IMF warns of debt restructuring wave amid costly delays
The International Monetary Fund (IMF) has raised concerns about a potential wave of debt restructuring requests and the challenges of handling them, as current restructuring cases face costly delays. The IMF’s Managing Director, Kristalina Georgieva, has warned that approximately 15% of low-income countries are already in debt distress, with another 45% facing high debt vulnerabilities. The situation in Zambia is the most recent example of a country struggling with debt, and Ghana is among those currently seeking an IMF-support program, but facing hurdles in securing an agreement with its bilateral creditors for debt restructuring.
Speaking ahead of the IMF/World Bank Spring Meetings, Georgieva stated that about a quarter of emerging economies, including Ghana, are at high risk and facing “default-like” borrowing spreads. In response to these concerns, she made a passionate appeal to richer countries to support weaker ones, stating that “additional support from wealthier countries is essential. I would like to make a double plea on their behalf: help them handle the burden of debt, which was made so much harder by the shocks of the past years; and secondly, help ensure that the IMF continues to be in a position to support them in the years ahead.”
The IMF, the World Bank, and India as G20 Chair recently established a Global Sovereign Debt Roundtable to help speed up restructuring cases, including those under the G20’s Common Framework. The Roundtable brings together public and private creditors, as well as borrowers, to help reach consensus on standards and processes. This initiative is aimed at addressing the challenges associated with handling debt restructuring requests and ensuring that countries do not face delays that can exacerbate their economic struggles.
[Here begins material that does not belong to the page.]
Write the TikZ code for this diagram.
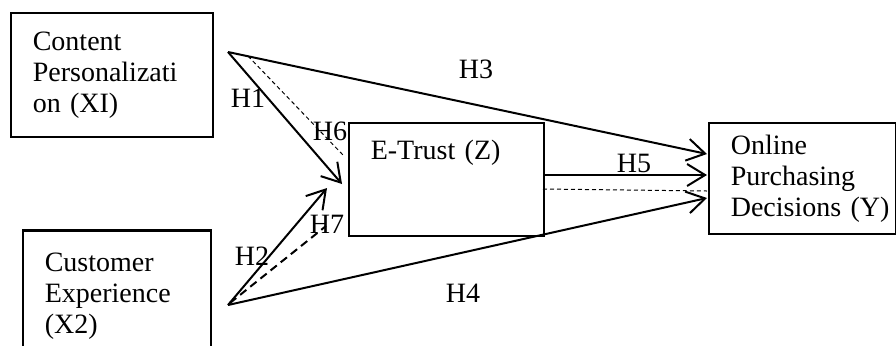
\documentclass[tikz,border=0pt]{standalone}
\usepackage{fontspec}
\setmainfont{Liberation Serif}
\usetikzlibrary{arrows.meta,positioning,calc}
\tikzset{
  varbox/.style={
    draw=black, line width=0.8pt, rectangle, anchor=north west,
    align=left, inner xsep=11pt, inner ysep=0pt,
    font=\fontsize{14}{15.5}\selectfont
  },
  patharrow/.style={
    draw=black, line width=1pt,
    -{Straight Barb[length=9pt,width=11pt,line width=1pt]}
  },
  mediline/.style={draw=black, line width=0.5pt, dash pattern=on 2pt off 1.5pt},
  medilinethick/.style={draw=black, line width=1pt, dash pattern=on 4pt off 2.5pt},
  hlabel/.style={inner sep=0pt, font=\fontsize{14}{15.5}\selectfont}
}

\begin{document}
\begin{tikzpicture}[x=0.5pt,y=-0.5pt]
\clip (0,0) rectangle (896,345);

% variables
\node[varbox, text width=79pt, minimum width=101pt, minimum height=62pt] (xi) at (10,12)
  {Content\\Personalizati\\on~(XI)};
\node[varbox, text width=72pt, minimum width=94pt, minimum height=65pt] (xtwo) at (22,230)
  {Customer\\Experience\\(X2)};
\draw[line width=1.5pt] (xtwo.north west) -- (xtwo.north east);
\node[varbox, text width=75.5pt, minimum width=97.5pt, minimum height=56.5pt,
  text height=10pt, text depth=29.5pt] (z) at (348,122) {E-Trust~(Z)};
\node[varbox, text width=71.5pt, minimum width=93.5pt, minimum height=55.5pt] (y) at (708,122)
  {Online\\Purchasing\\Decisions~(Y)};

% arrow ends
\coordinate (xiout) at (228,52);
\coordinate (xtwoout) at (228,305);
\coordinate (hone) at (342,184);
\coordinate (htwo) at (327,188);
\coordinate (hsixa) at (248,56);
\coordinate (hsixb) at (343,155);
\coordinate (hsevena) at (230,303);
\coordinate (hsevenb) at (326,226);
\coordinate (hthree) at (707,154);
\coordinate (hfour) at (707,198);
\coordinate (zout) at (543,175);
\coordinate (hfive) at (707,175);
\coordinate (zmed) at (543,189);
\coordinate (ymed) at (707,191);

% paths
\draw[patharrow] (xiout) -- (hone);
\draw[patharrow] (xiout) -- (hthree);
\draw[patharrow] (xtwoout) -- (htwo);
\draw[patharrow] (xtwoout) -- (hfour);
\draw[patharrow] (zout) -- (hfive);
\draw[mediline] (hsixa) -- (hsixb);
\draw[medilinethick] (hsevena) -- (hsevenb);
\draw[mediline] (zmed) -- (ymed);

% hypothesis labels
\node[hlabel] (lhone) at (248,98) {H1};
\node[hlabel] (lhtwo) at (252,256) {H2};
\node[hlabel] (lhthree) at (476,69) {H3};
\node[hlabel] (lhfour) at (463,293) {H4};
\node[hlabel] (lhfive) at (634,163) {H5};
\node[hlabel] (lhsix) at (330,131) {H6};
\node[hlabel] (lhseven) at (327,224) {H7};
\end{tikzpicture}
\end{document}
To ensure that it can continue providing vital support and catalyze financing from others, the IMF has increased its interest-free lending more than four-fold to $24 billion since the beginning of the pandemic. However, Georgieva has called on wealthier members to help address fundraising shortfalls in the IMF’s Poverty Reduction and Growth Trust, which is critical to the Fund’s ability to provide support.
Georgieva emphasized that it is now more important than ever to step up cooperation to strengthen the ropes that tie countries together on this issue and the full range of economic challenges they face. She added that the IMF has provided nearly $300 billion in new financing for 96 countries since the start of the Covid-19 pandemic, with a historic Special Drawing Rights (SDR) allocation of $650 billion to boost member countries’ reserves.
The IMF has also developed innovative tools such as the Food Shock Window and the Resilience and Sustainability Trust to help members meet new challenges. Additionally, the IMF has stepped up support for vulnerable middle-income countries, including through a temporary increase in the amount members can borrow from the Fund. Georgieva highlighted that the IMF’s role is to be a source of stability in turbulent times, and it is precisely what the Fund is here to do.
In conclusion, the IMF’s concerns about a potential wave of debt restructuring requests and the challenges of handling them require the support of wealthier countries to assist weaker ones in managing their debt burdens. The establishment of the Global Sovereign Debt Roundtable is a step in the right direction, but more needs to be done to ensure that countries do not face delays that can worsen their economic struggles. The IMF’s provision of new financing and innovative tools, coupled with increased support for vulnerable countries, is vital to support the global economy in turbulent times.